The new wave was in the attack, but, alongside it, Belgrade hard rock band Riblja Čorba was also in the attack. In 1981, their third studio album, Mrtva priroda, was released, with which the band, led by charismatic Bora Đorđević, managed to beat even Bijelo Dugme's album sales. [...] Mrtva priroda is one of the rare albums of the Yugoslav scene from which literally every song became a hit [...] the message, the music and the emotions of the band matched with what the youth wanted at that point. In terms of creativity, Mrtva priroda was the peak. All of the band's later releases were compared with that album, on which the music and Đorđević's lyrics were in perfect balance [...]

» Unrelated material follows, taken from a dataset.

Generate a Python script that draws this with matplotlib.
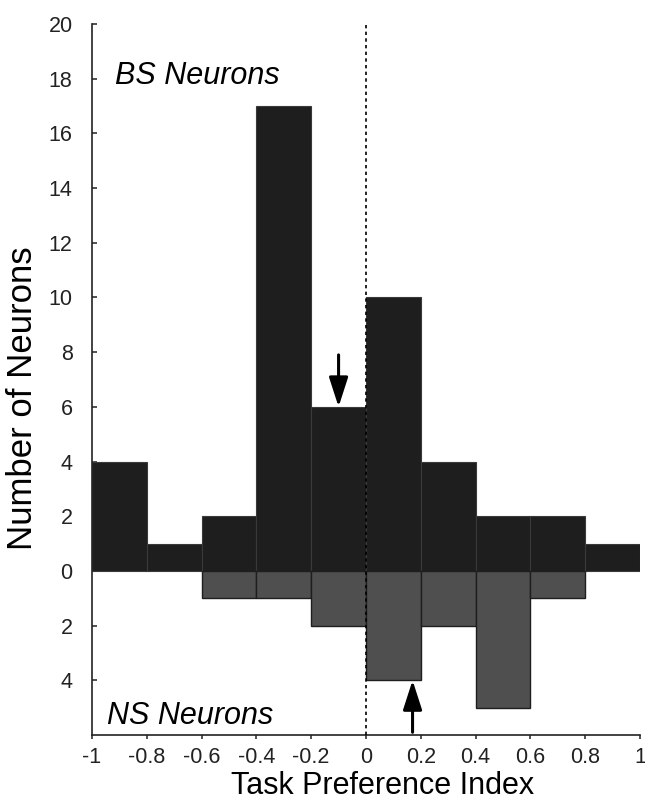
import numpy as np
import matplotlib
matplotlib.use('Agg')
import matplotlib.pyplot as plt

plt.rcParams['font.family'] = ['Liberation Sans', 'DejaVu Sans']

# histogram bins (task preference index) and counts
bin_edges = [-1.0, -0.8, -0.6, -0.4, -0.2, 0.0, 0.2, 0.4, 0.6, 0.8, 1.0]
bs_counts = [4, 1, 2, 17, 6, 10, 4, 2, 2, 1]   # broad spiking, drawn upward
ns_counts = [0, 0, 1, 1, 2, 4, 2, 5, 1, 0]     # narrow spiking, drawn downward
bs_median = -0.1
ns_median = 0.17
xticks = [-1, -0.8, -0.6, -0.4, -0.2, 0, 0.2, 0.4, 0.6, 0.8, 1]
xticklabels = ['-1', '-0.8', '-0.6', '-0.4', '-0.2', '0', '0.2', '0.4', '0.6', '0.8', '1']
yticks = [-4, -2, 0, 2, 4, 6, 8, 10, 12, 14, 16, 18, 20]

fig = plt.figure(figsize=(6.45, 8.01), dpi=100)
ax = fig.add_axes([0.1426, 0.0824, 0.8496, 0.8876])

left = np.array(bin_edges[:-1])
width = np.diff(bin_edges)
ax.bar(left, bs_counts, width=width, align='edge', color='#1e1e1e',
       edgecolor='#3a3a3a', linewidth=0.8, zorder=2)
ns = np.array(ns_counts)
keep = ns > 0
ax.bar(left[keep], -ns[keep], width=width[keep], align='edge', color='#4f4f4f',
       edgecolor='#1e1e1e', linewidth=1.0, zorder=2)

# zero line
ax.axvline(0, color='k', linestyle=(0, (2, 2)), linewidth=1.2, zorder=3)

# median arrows
arr = dict(arrowstyle='-|>,head_width=0.58,head_length=1.8', lw=2.2, color='k',
           shrinkA=0, shrinkB=0)
ax.annotate('', xy=(bs_median, bs_counts[4]), xytext=(bs_median, 7.9), arrowprops=arr, zorder=4)
ax.annotate('', xy=(ns_median, -ns_counts[5]), xytext=(ns_median, -5.9), arrowprops=arr, zorder=4)

ax.text(-0.915, 18.1, 'BS Neurons', fontsize=22, style='italic', va='center', ha='left')
ax.text(-0.945, -5.3, 'NS Neurons', fontsize=22, style='italic', va='center', ha='left')

ax.set_xlim(-1, 1)
ax.set_ylim(-6, 20)
ax.set_xticks(xticks)
ax.set_xticklabels(xticklabels)
ax.set_yticks(yticks)
ax.set_yticklabels([str(abs(v)) for v in yticks])
ax.tick_params(axis='y', direction='in', length=3.6, width=1.1, pad=14, labelsize=15.5, colors='#222222')
ax.tick_params(axis='x', direction='out', length=3, width=1.1, pad=6, labelsize=15.5, colors='#222222')
for s in ['top', 'right']:
    ax.spines[s].set_visible(False)
for s in ['left', 'bottom']:
    ax.spines[s].set_linewidth(1.2)
    ax.spines[s].set_color('#222222')

fig.text(382.5 / 645, 1 - 786 / 801, 'Task Preference Index', fontsize=22, ha='center', va='center')
fig.text(23 / 645, 1 - 398.5 / 801, 'Number of Neurons', fontsize=25, rotation=90,
         ha='center', va='center')

fig.savefig('out.png', dpi=100)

In 2015 Mrtva priroda album cover was ranked the 8th on the list of 100 Greatest Album Covers of Yugoslav Rock published by web magazine Balkanrock.

===Covers===
- Serbian girl group Aska included passages from "Volim, volim, volim, volim žene" and "Pekar, lekar, apotekar" into the medley "Koktel" ("Coctail") on their 1982 album Disco Rock.
- Serbian hardcore punk band Sick Mother Fakers released a cover of "Odlazak u grad" on their 1998 album Lako ćemo.
- Serbian punk rock band Six Pack released a cover of "Na zapadu ništa novo" on their 2000 album Minut ćutanja.
- Serbian pop punk band Lude Krawe released a cover of "Vetar duva, duva, duva" (alongside a cover of song "Dva dinara, druže" from Riblja Čorba's album Pokvarena mašta i prljave strasti) on their 2007 cover album Sve tuđe.